Triplet Neural Networks for the Visual Localization of Mobile Robots
M. Alfaro, J.J. Cabrera, L.M. Jiménez, O. Reinoso, L. Payá
21st International Conference on Informatics in Control, Automation and Robotics  (Porto, Portugal. 18-20 November, 2024)
Ed. ScitePress  ISBN:978-989-758-717-7  ISSN:2184-2809  DOI:10.5220/0000193700003822  - Vol. 2, pp. 125-132

Resumen:


Triplet networks are composed of three identical convolutional neural networks that function in parallel and share their weights. These architectures receive three inputs simultaneously and provide three different outputs, and have demonstrated to have a great potential to tackle visual localization. Therefore, this paper presents an exhaustive study of the main factors that influence the training of a triplet network, which are the choice of the triplet loss function, the selection of samples to include in the training triplets and the batch size.

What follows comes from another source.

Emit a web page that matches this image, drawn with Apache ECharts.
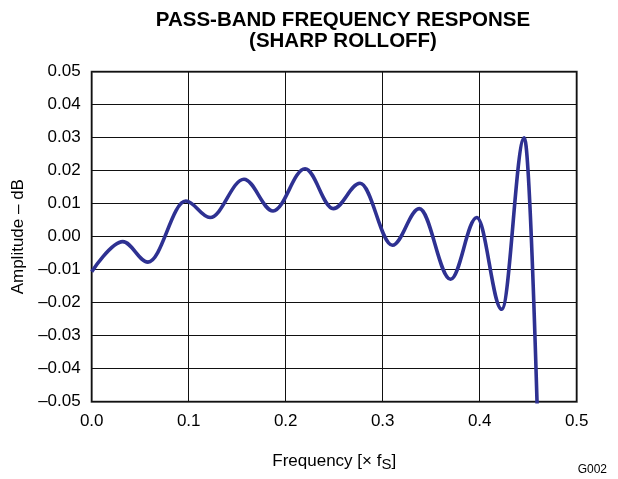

To do that, we have adapted and retrained a network with omnidirectional images, which have been captured in an indoor environment with a catadioptric camera and have been converted into a panoramic format. The experiments conducted demonstrate that triplet networks improve substantially the performance in the visual localization task. However, the right choice of the studied factors is of great importance to fully exploit the potential of such architectures.